--- begin DATASET EXTRACT ---

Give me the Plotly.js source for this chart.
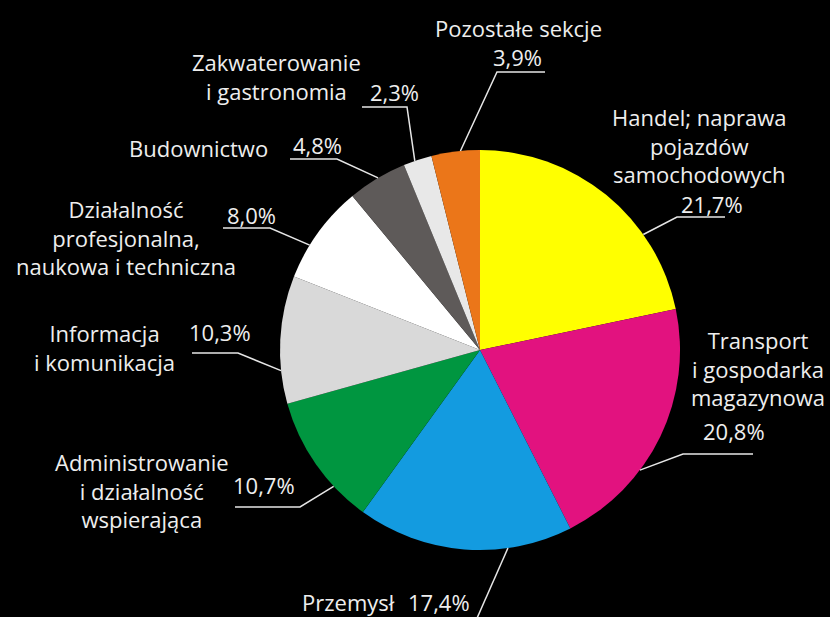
<!DOCTYPE html>
<html><head><meta charset="utf-8">
<script src="https://cdn.plot.ly/plotly-3.0.1.min.js"></script>
<style>html,body{margin:0;padding:0;background:#000;}#chart{width:830px;height:617px;}</style>
</head><body><div id="chart"></div>
<script>
// ---- data ----
const sectors = ["Handel; naprawa pojazdów samochodowych","Transport i gospodarka magazynowa","Przemysł","Administrowanie i działalność wspierająca","Informacja i komunikacja","Działalność profesjonalna, naukowa i techniczna","Budownictwo","Zakwaterowanie i gastronomia","Pozostałe sekcje"];
const labelLines = [
  ["Handel; naprawa","pojazdów","samochodowych"],
  ["Transport","i gospodarka","magazynowa"],
  ["Przemysł"],
  ["Administrowanie","i działalność","wspierająca"],
  ["Informacja","i komunikacja"],
  ["Działalność","profesjonalna,","naukowa i techniczna"],
  ["Budownictwo"],
  ["Zakwaterowanie","i gastronomia"],
  ["Pozostałe sekcje"]
];
const shares = [21.7, 20.8, 17.4, 10.7, 10.3, 8.0, 4.8, 2.3, 3.9];
const shareLabels = ["21,7%","20,8%","17,4%","10,7%","10,3%","8,0%","4,8%","2,3%","3,9%"];
const colors = ["#FFFF00","#E2127F","#139BE0","#009640","#D9D9D9","#FFFFFF","#5E5A59","#E8E8E8","#EB7619"];

// ---- layout helpers (pixels) ----
const W = 830, H = 617;
const CX = 480, CY = 350, R = 200;
const px = x => x / W, py = y => 1 - y / H;

// per-label layout: leader touch point (fraction of slice), elbow/end of line, name block centre, share position
const labelLayout = [
  {frac:0.70, elbow:[677,217], end:[725,217], name:[699,145], share:[712,204]},
  {frac:0.65, elbow:[683,454], end:[753,454], name:[758,368], share:[734,431]},
  {frac:0.30, elbow:null, end:[474,625], name:[348,602], share:[439,602]},
  {frac:0.29, elbow:[300,507], end:[235,507], name:[142,490], share:[264,485]},
  {frac:0.26, elbow:[238,353], end:[192,353], name:[104,348], share:[220,332]},
  {frac:0.35, elbow:[270,228], end:[223,228], name:[126,237], share:[251,215]},
  {frac:0.52, elbow:[337,159], end:[290,159], name:[198,148], share:[317,145]},
  {frac:0.40, elbow:[407,107], end:[362,107], name:[276,77], share:[394,92]},
  {frac:0.60, elbow:[497,72], end:[545,72], name:[518,28], share:[517,57]}
];

const font = {family:"Open Sans, sans-serif", size:22, color:"#EEEEEE"};
const total = shares.reduce((a,b)=>a+b,0);
const shapes = [], annotations = [];
let cum = 0;
shares.forEach((v,i)=>{
  const L = labelLayout[i];
  const ang = (cum + L.frac * v) / total * 2 * Math.PI;
  cum += v;
  const sx = CX + R * Math.sin(ang), sy = CY - R * Math.cos(ang);
  let path = `M ${px(sx)} ${py(sy)}`;
  if (L.elbow) path += ` L ${px(L.elbow[0])} ${py(L.elbow[1])}`;
  path += ` L ${px(L.end[0])} ${py(L.end[1])}`;
  shapes.push({type:"path", xref:"paper", yref:"paper", path, line:{color:"#E6E6E6", width:1.5}});
  annotations.push({xref:"paper", yref:"paper", x:px(L.name[0]), y:py(L.name[1]), xanchor:"center", yanchor:"middle",
    text:labelLines[i].join("<br>"), align:"center", showarrow:false, font, borderpad:0});
  annotations.push({xref:"paper", yref:"paper", x:px(L.share[0]), y:py(L.share[1]), xanchor:"center", yanchor:"middle",
    text:shareLabels[i], showarrow:false, font, borderpad:0});
});

const trace = {
  type:"pie", labels:sectors, values:shares, sort:false, direction:"clockwise", rotation:0,
  marker:{colors, line:{width:0}}, textinfo:"none", hoverinfo:"none",
  domain:{x:[px(CX-R), px(CX+R)], y:[py(CY+R), py(CY-R)]}, showlegend:false
};
const layout = {
  width:W, height:H, margin:{l:0,r:0,t:0,b:0}, paper_bgcolor:"#000", plot_bgcolor:"#000",
  showlegend:false, shapes, annotations
};
Plotly.newPlot("chart", [trace], layout, {staticPlot:true, displayModeBar:false});
</script></body></html>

--- end DATASET EXTRACT ---

# [PROBLEM REQUIREMENTS]
From the listing above, report the number of lines containing the string "chart", without any accompanying remarks.

# [PROBLEM SOLUTION]
4